The would-be buyers, a Wall Street executive and his wife, walked away from their deal. “They didn’t do their homework,” Simpson’s daughter Joan Raines said later, “and I think they came and realized it was maybe too much of a—what do you call it—an undertaking to renovate. They should have thought about that before.”

The genteel, Virginia-accented agent Edward Lee Cave put the place back on the market for $21 million, which became $18.5 million. But city records show that the house sold earlier this month for $15 million, or a massively modest $1,145-per-square-foot (although the original deal’s $1,794 per square foot wouldn’t have been exorbitant, either.)
“Well, sure, it was disappointing, but what are you going to do about it, you know? It is what it is,” Ms. Raines said. “The responsibility is over. It’s another era. Someone else can deal with it and enjoy it.”

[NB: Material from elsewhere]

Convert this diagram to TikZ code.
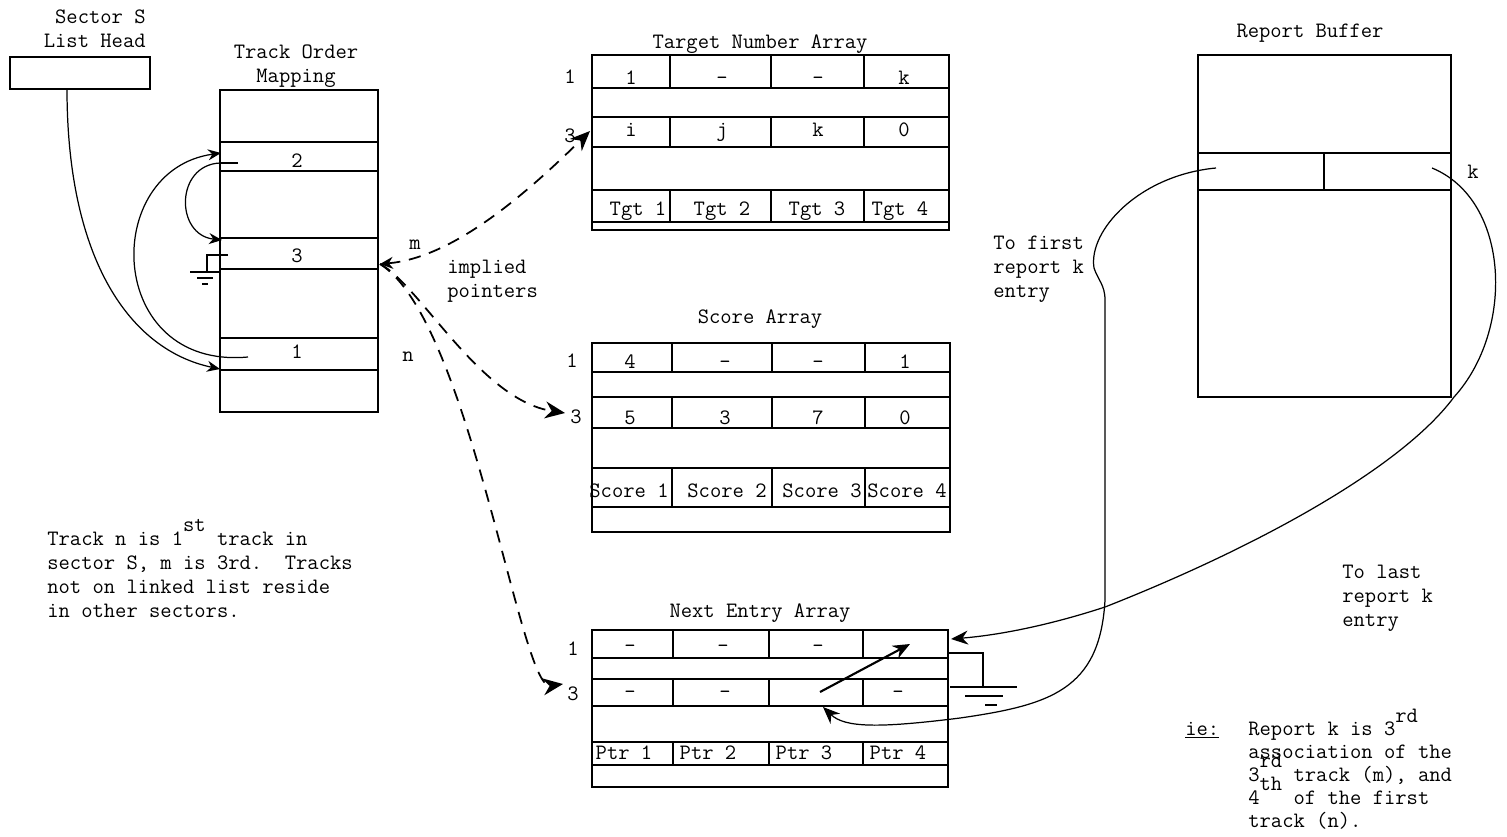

The house was bought by a limited liability corporation whose address is the Blue Note Jazz Club on West Third Street, care of Tsion Bensusan, who did not return a call to his office. His father, Danny, opened the Blue Note and the Highline Ballroom, among others.

On the downside, the bargain mansion needs a gargantuan amount of work. “It’s beyond a gut job; there’s almost nothing salvageable,” a source who’s seen it said. “A wealthy, proper person would definitely spend $10 million, and you could spend 15.” For starters, the house has spent decades divided into apartments, including a three-floor sprawl rented out by Brazil Consul General José Alfredo Graça Lima.

“They got a bargain, so they can add to it,” Ms. Raines said. “It needs a lot.”